TANZANIA: e-Learning boosts higher education access

In the past decade Tanzania's public universities have witnessed rapid growth in enrolment. But this has not been matched by expansion of existing facilities and development of new ones. With government funding of public higher education continuing to decline, institutions are seeking innovative ways to earn additional income and cater for increasing student numbers.

Today, there are nearly 30 public and private universities in Tanzania.

Demand for higher education is huge: at the country's oldest and most prestigious university, the University of Dar es Salaam, or UDSM - established in 1970 - the student population, which stood at barely 2,000 in 1991, is today estimated at 15,000.

But established universities such as the UDSM are having to compete with newcomers, mainly private universities, which are more innovative, having never benefited from the public funding boom.

Universities are finding that they have to come up quickly with innovative ways to boost their income. But in some of the universities, new facilities have not been constructed for decades because of lack of funds, and resources are very scarce.

The best way to meet such stiff challenges is for universities to concentrate on their core business - offering useful courses that will attract fee-paying students. And with the latest challenge being catering for increasing numbers of new students in the context of facilities constraints, information and communication technology is proving part of the solution.

The most popular course among fee-paying students is an evening MBA course, which attracts middle-level managers keen to win promotion and boost their competitiveness in the job market. Also quite popular are postgraduate diploma courses in accounting, marketing and finance offered at the business schools of UDSM and other universities.

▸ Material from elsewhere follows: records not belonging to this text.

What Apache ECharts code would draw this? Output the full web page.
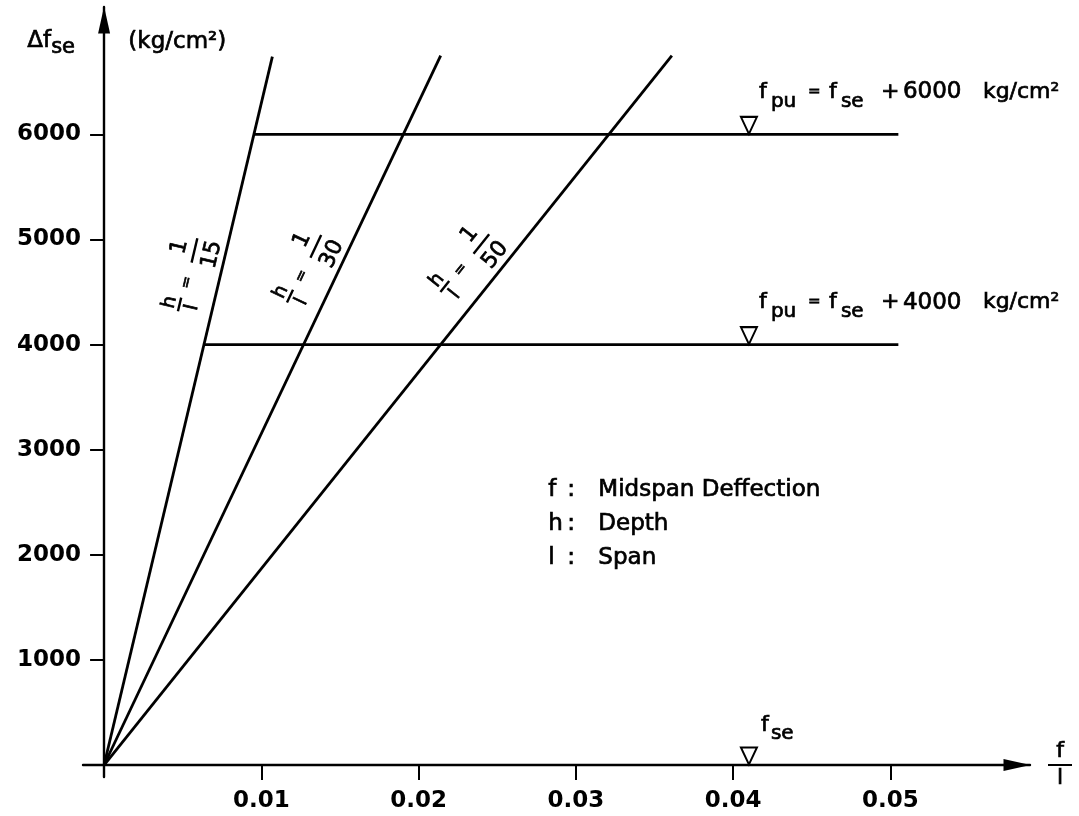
<!DOCTYPE html>
<html>
<head>
<meta charset="utf-8">
<script src="https://cdn.jsdelivr.net/npm/echarts@6/dist/echarts.min.js"></script>
<style>
html, body { margin: 0; padding: 0; background: #fff; }
#main { width: 1079px; height: 816px; }
</style>
</head>
<body>
<div id="main"></div>
<script>
'use strict';

var FONT = '"DejaVu Sans", sans-serif';
var INK = '#000';
var HEAVY = 0.7; // 字体描边加粗

// h/l 斜线：从原点到顶端
var ratioNames = ['15', '30', '50'];
var ratioTopX = [0.0107, 0.0214, 0.0361];
var ratioTopY = [6740, 6750, 6750];
var ratioLabelY = 4550;

// f_pu 水平线
var levelValues = [6000, 4000];
var levelStartX = [0.00953, 0.00635];
var levelEndX = 0.0505;

// ▽ 标记
var markerX = 0.041;
var markerY = [6000, 4000, 0];
var markerAdd = ['6000', '4000', ''];

// 刻度
var xTicks = [0.01, 0.02, 0.03, 0.04, 0.05];
var yTicks = [1000, 2000, 3000, 4000, 5000, 6000];

// 图例说明
var keyLetters = ['f', 'h', 'l'];
var keyTexts = ['Midspan Deffection', 'Depth', 'Span'];

initChart();

function initChart() {
    var myChart = echarts.init(document.getElementById('main'));
    myChart.setOption(buildOption());
}

// 斜线上的 h/l = 1/n 标注（沿线旋转）
function renderRatioLabel(params, api) {
    var i = api.value(2);
    var p = api.coord([api.value(0), api.value(1)]);
    var o = api.coord([0, 0]);
    var angle = Math.atan2(o[1] - p[1], p[0] - o[0]);

    function t(text, x, y, size) {
        return {
            type: 'text', x: x, y: y,
            style: {
                text: text, fontSize: size, fontFamily: 'DejaVu Sans',
                font: size + 'px "DejaVu Sans"',
                fill: INK, textFill: INK,
                stroke: INK, lineWidth: HEAVY,
                textAlign: 'center', textVerticalAlign: 'middle'
            }
        };
    }
    function bar(x, y, w) {
        return {
            type: 'line',
            shape: { x1: x - w / 2, y1: y, x2: x + w / 2, y2: y },
            style: { stroke: INK, lineWidth: 2.4 }
        };
    }
    return {
        type: 'group', x: p[0], y: p[1], rotation: angle,
        children: [
            t('h', -26, -43, 19), bar(-26, -33, 14), t('l', -26, -20, 19),
            t('=', -3, -31, 15),
            t('1', 30, -46, 22), bar(30, -31, 25), t(ratioNames[i], 30, -13, 22)
        ]
    };
}

function txt(size, extra) {
    var s = { fontSize: size, fontFamily: FONT, color: INK, textBorderColor: INK, textBorderWidth: HEAVY };
    for (var k in extra) { s[k] = extra[k]; }
    return s;
}

function buildOption() {
    var series = [];

    ratioNames.forEach(function(name, i) {
        series.push({
            type: 'line',
            symbol: 'none',
            silent: true,
            data: [[0, 0], [ratioTopX[i], ratioTopY[i]]],
            lineStyle: { color: INK, width: 2.8 }
        });
    });

    levelValues.forEach(function(v, i) {
        series.push({
            type: 'line',
            symbol: 'none',
            silent: true,
            data: [[levelStartX[i], v], [levelEndX, v]],
            lineStyle: { color: INK, width: 2.8 }
        });
    });

    var subRich = {
        f: txt(22, { width: 12 }),
        f2: txt(22, { width: 10 }),
        pu: txt(20, { width: 37, padding: [18, 0, 0, 0] }),
        se: txt(20, { width: 40, padding: [18, 0, 0, 0] }),
        eq: txt(15, { width: 21 }),
        pl: txt(22, { width: 22 }),
        num: txt(23, { width: 80 }),
        u: txt(22)
    };

    series.push({
        type: 'scatter',
        silent: true,
        symbol: 'path://M0,0L20,0L10,20Z',
        symbolSize: [16, 17],
        symbolOffset: [0, -9],
        itemStyle: { color: '#fff', borderColor: INK, borderWidth: 2, opacity: 1 },
        data: markerY.map(function(y, i) {
            var text = markerAdd[i] ?
                '{f|f}{pu|pu}{eq|=}{f|f}{se|se}{pl|+}{num|' + markerAdd[i] + '}{u|kg/cm²}' :
                '{f2|f}{se|se}';
            return {
                value: [markerX, y],
                label: {
                    show: true,
                    position: 'right',
                    offset: markerAdd[i] ? [-4, -33] : [-2, -31],
                    formatter: text,
                    fontSize: 22,
                    fontFamily: FONT,
                    color: INK,
                    rich: subRich
                }
            };
        })
    });

    series.push({
        type: 'custom',
        silent: true,
        renderItem: renderRatioLabel,
        data: ratioNames.map(function(n, i) {
            return [ratioLabelY / ratioTopY[i] * ratioTopX[i], ratioLabelY, i];
        })
    });

    var keyText = keyLetters.map(function(k, i) {
        return '{k|' + k + '}{c|:}{v|' + keyTexts[i] + '}';
    }).join('\n');

    var gStyle = { fill: INK, stroke: INK, lineWidth: HEAVY, fontFamily: FONT };

    return {
        animation: false,
        backgroundColor: '#fff',
        grid: {
            left: 83, right: 49, top: 7, bottom: 39,
            outerBoundsMode: 'none'
        },
        xAxis: {
            type: 'value',
            min: -0.00134,
            max: 0.05887,
            splitLine: { show: false },
            axisLine: {
                onZero: true,
                symbol: ['none', 'triangle'],
                symbolSize: [12, 27],
                symbolOffset: [0, -13],
                lineStyle: { color: INK, width: 2.4 }
            },
            axisTick: { show: true, customValues: xTicks, length: 15, lineStyle: { color: INK, width: 2 } },
            axisLabel: {
                customValues: xTicks, margin: 13, color: INK, fontSize: 23, fontWeight: 'bold', fontFamily: FONT,
                formatter: function(v) { return v.toFixed(2); }
            },
            name: '{n|f}\n{b|}\n{n|l}',
            nameLocation: 'end',
            nameGap: 18,
            nameTextStyle: {
                rich: {
                    n: txt(22, { lineHeight: 27, align: 'center' }),
                    b: { width: 24, height: 0, borderColor: INK, borderWidth: 2.2, align: 'center' }
                }
            }
        },
        yAxis: {
            type: 'value',
            min: -114,
            max: 7212,
            splitLine: { show: false },
            axisLine: {
                onZero: true,
                symbol: ['none', 'triangle'],
                symbolSize: [12, 27],
                symbolOffset: [0, -13],
                lineStyle: { color: INK, width: 2.4 }
            },
            axisTick: { show: true, customValues: yTicks, length: 14, lineStyle: { color: INK, width: 2 } },
            axisLabel: {
                customValues: yTicks, margin: 2, color: INK, fontSize: 23, fontWeight: 'bold', fontFamily: FONT,
                formatter: function(v) { return String(v); }
            }
        },
        graphic: [{
            type: 'text',
            left: 27,
            top: 29,
            silent: true,
            style: {
                text: '{d|Δf}{s|se}',
                rich: {
                    d: Object.assign({ fontSize: 23 }, gStyle),
                    s: Object.assign({ fontSize: 21, padding: [14, 0, 0, 0] }, gStyle)
                }
            }
        }, {
            type: 'text',
            left: 128,
            top: 30,
            silent: true,
            style: Object.assign({ text: '(kg/cm²)', fontSize: 23 }, gStyle)
        }, {
            type: 'text',
            left: 548,
            top: 478,
            silent: true,
            style: {
                text: keyText,
                rich: {
                    k: Object.assign({ width: 19, fontSize: 23, lineHeight: 34 }, gStyle),
                    c: Object.assign({ width: 31, fontSize: 23, lineHeight: 34 }, gStyle),
                    v: Object.assign({ fontSize: 23, lineHeight: 34 }, gStyle)
                }
            }
        }],
        series: series
    };
}
</script>
</body>
</html>
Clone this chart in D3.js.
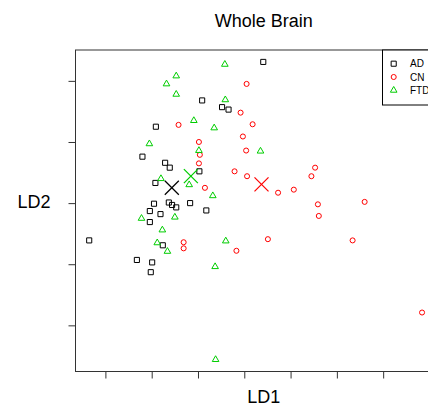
<!DOCTYPE html>
<html>
<head>
<meta charset="utf-8">
<script src="https://cdn.jsdelivr.net/npm/d3@7"></script>
<style>
  body { margin: 0; background: #fff; }
  text { font-family: "Liberation Sans", Arial, sans-serif; fill: #000; }
</style>
</head>
<body>
<div id="chart"></div>
<script>
// LD scores
const adX = [0.41, -0.91, -0.48, -0.34, -1.91, -2.20, -1.71, -1.61, -0.97, -1.92, -1.95, -1.63,
  -1.56, -1.47, -1.17, -2.04, -1.81, -0.82, -2.04, -1.76, -2.32, -1.99, -2.02, -3.35];
const adY = [2.31, 1.68, 1.57, 1.53, 1.25, 0.76, 0.66, 0.58, 0.52, 0.33, -0.01, 0.01,
  -0.03, -0.07, 0.00, -0.13, -0.18, -0.12, -0.31, -0.69, -0.93, -0.97, -1.13, -0.61];

const cnX = [-1.42, -0.98, -0.96, -0.98, -0.85, -1.31, -1.31, 0.05, -0.08, 0.18, -0.03, 0.04, -0.21,
  0.06, 0.73, 1.07, 1.53, 1.45, 1.59, 1.61, 2.60, 0.51, -0.17, 2.34, 3.84];
const cnY = [1.28, 1.00, 0.79, 0.65, 0.25, -0.64, -0.74, 1.95, 1.48, 1.29, 1.09, 0.86, 0.52,
  0.44, 0.17, 0.22, 0.58, 0.44, -0.02, -0.21, 0.02, -0.59, -0.78, -0.61, -1.79];

const ftdX = [-0.42, -1.47, -1.68, -1.47, -0.41, -1.09, -0.65, -2.05, -0.98, 0.35, -1.80, -1.19,
  -0.68, -2.22, -1.50, -1.77, -1.88, -1.66, -0.40, -0.63, -0.62];
const ftdY = [2.27, 2.08, 1.95, 1.78, 1.69, 1.35, 1.23, 0.97, 0.86, 0.85, 0.40, 0.30,
  0.12, -0.25, -0.23, -0.44, -0.65, -0.79, -0.62, -1.04, -2.56];

const groups = ["AD", "CN", "FTD"];
const xTicks = [-3, -2, -1, 0, 1, 2, 3];
const yTicks = [-2, -1, 0, 1, 2];

const colours = { AD: "#000000", CN: "#ff0000", FTD: "#00cd00" };
const shapes = { AD: d3.symbolSquare, CN: d3.symbolCircle, FTD: d3.symbolTriangle };
const sizes = { AD: 26, CN: 20, FTD: 19 };

const width = 428, height = 407;
const box = { left: 75.5, top: 50, right: 452, bottom: 371.5 };

const series = [
  { group: "AD", xs: adX, ys: adY },
  { group: "CN", xs: cnX, ys: cnY },
  { group: "FTD", xs: ftdX, ys: ftdY },
];

const points = series.flatMap(s => s.xs.map((x, i) => ({ group: s.group, x: x, y: s.ys[i] })));
const centroids = series.map(s => ({ group: s.group, x: d3.mean(s.xs), y: d3.mean(s.ys) }));

const xScale = d3.scaleLinear().domain([-3.646, 4.487]).range([box.left, box.right]);
const yScale = d3.scaleLinear().domain([-2.755, 2.505]).range([box.bottom, box.top]);

const svg = d3.select("#chart").append("svg")
  .attr("width", width)
  .attr("height", height);

// axes, no tick labels
svg.append("g")
  .attr("transform", `translate(0,${box.bottom})`)
  .call(d3.axisBottom(xScale).tickValues(xTicks).tickSize(7).tickSizeOuter(0).tickFormat(""))
  .call(g => g.select(".domain").remove())
  .selectAll("line").attr("stroke", "#333");

svg.append("g")
  .attr("transform", `translate(${box.left},0)`)
  .call(d3.axisLeft(yScale).tickValues(yTicks).tickSize(7).tickSizeOuter(0).tickFormat(""))
  .call(g => g.select(".domain").remove())
  .selectAll("line").attr("stroke", "#333");

// plot box
svg.append("rect")
  .attr("x", box.left)
  .attr("y", box.top)
  .attr("width", box.right - box.left)
  .attr("height", box.bottom - box.top)
  .attr("fill", "none")
  .attr("stroke", "#333")
  .attr("stroke-width", 1);

// points
svg.append("g").attr("class", "points").selectAll("path")
  .data(points)
  .join("path")
  .attr("transform", d => `translate(${xScale(d.x)},${yScale(d.y)})`)
  .attr("d", d => d3.symbol().type(shapes[d.group]).size(sizes[d.group])())
  .attr("fill", "none")
  .style("stroke", d => colours[d.group])
  .attr("stroke-width", 1);

// group means as big crosses
const cross = 7;
const means = svg.append("g").attr("class", "means").selectAll("g")
  .data(centroids)
  .join("g")
  .attr("transform", d => `translate(${xScale(d.x)},${yScale(d.y)})`)
  .style("stroke", d => colours[d.group])
  .attr("stroke-width", 1.2);

means.append("line")
  .attr("x1", -cross).attr("y1", -cross)
  .attr("x2", cross).attr("y2", cross);
means.append("line")
  .attr("x1", -cross).attr("y1", cross)
  .attr("x2", cross).attr("y2", -cross);

// legend (top right, runs off the picture)
const legend = svg.append("g").attr("transform", `translate(382.5,${box.top})`);
legend.append("rect")
  .attr("width", box.right - 382.5)
  .attr("height", 55)
  .attr("fill", "#fff")
  .attr("stroke", "#000");

const rows = legend.selectAll("g")
  .data(groups)
  .join("g")
  .attr("transform", (d, i) => `translate(0,${13.7 + i * 13.3})`);

rows.append("path")
  .attr("transform", "translate(11.2,0)")
  .attr("d", d => d3.symbol().type(shapes[d]).size(sizes[d])())
  .attr("fill", "none")
  .style("stroke", d => colours[d]);

rows.append("text")
  .attr("x", 27.5)
  .attr("dy", "0.35em")
  .style("font-size", "10px")
  .text(d => d);

// titles
const midX = (box.left + box.right) / 2;
svg.append("text")
  .attr("x", midX)
  .attr("y", 27)
  .attr("text-anchor", "middle")
  .style("font-size", "18px")
  .text("Whole Brain");

svg.append("text")
  .attr("x", midX)
  .attr("y", 403)
  .attr("text-anchor", "middle")
  .style("font-size", "18px")
  .text("LD1");

svg.append("text")
  .attr("x", 34)
  .attr("y", 202)
  .attr("dy", "0.35em")
  .attr("text-anchor", "middle")
  .style("font-size", "18px")
  .text("LD2");
</script>
</body>
</html>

UDSM's Acting Deputy Vice-chancellor (Academic), Professor Florens Luoga, said that due to the combination of limited space and unprecedented numbers of qualified applicants aspiring to enter higher education, the university has been compelled to use ICT as an alternative mode of delivery for academic programmes.

The inauguration of the Open Distance e-Learning, or ODeL, Centre, in the northern city of Arusha - about 80 kilometres from the coastal capital of Dar es Salaam - will enable off-campus students to follow lectures online.

"Using ICT-enabled delivery modes will increase students' enrolment and thus enable more qualified applicants to access higher education under distance learning," he said during the centre's official opening.

Arusha, which is in a major tourism area, with proximity to Africa's highest peak Mount Kilimanjaro and the world-famous Serengeti National Park, is also rich in agriculture. It is an ideal setting for UDSM to scout for new students to study locally instead of having to move to the commercial city on the Indian Ocean and grapple with problems such as lack of accommodation and lecture rooms.

By locating students in Arusha, while they take courses online at the country's most prestigious university, the institution can potentially avoid the congestion problem but increase admissions and brings in more money.

Professor Justinian Ikingura, dean of UDSM's School of Informatics and Communication Technologies, said the plan was to transform and adapt residential academic programmes to digital content "suitable for distance learners and self-learning on campus".

The project has its origins in the university's institutional transformation programme launched in 1994, whose capacity was boosted through an ICT project supported by the Carnegie Corporation of New York.

The objective of the programme, launched in 2007, is to increase access to academic programmes for a far large number of students through open and distance learning.

Three ODeL centres - in Arusha, Mwanza and Mbeya - have been operating on a pilot project basis until early this year, and have attracted about 50 learners. But as they get more publicised, the number is expected to increase.

According to Luoga, the centres have proved beneficial to distance learners. They offer a bachelor in business administration, a masters in engineering management, a postgraduate diploma in education, and a postgraduate diploma in engineering.

The university has also secured funds under the World Bank 'Quick Win' project, and the landing of the Seacom fibre optic cable - a fast internet cable that has been laid down Africa's east coast - will soon expand and ease internet connectivity.

"It is our expectation that as more regions are connected, more students will be able to study in a cost-effective way, once the national fibre optic backbone is completed," Luoga said.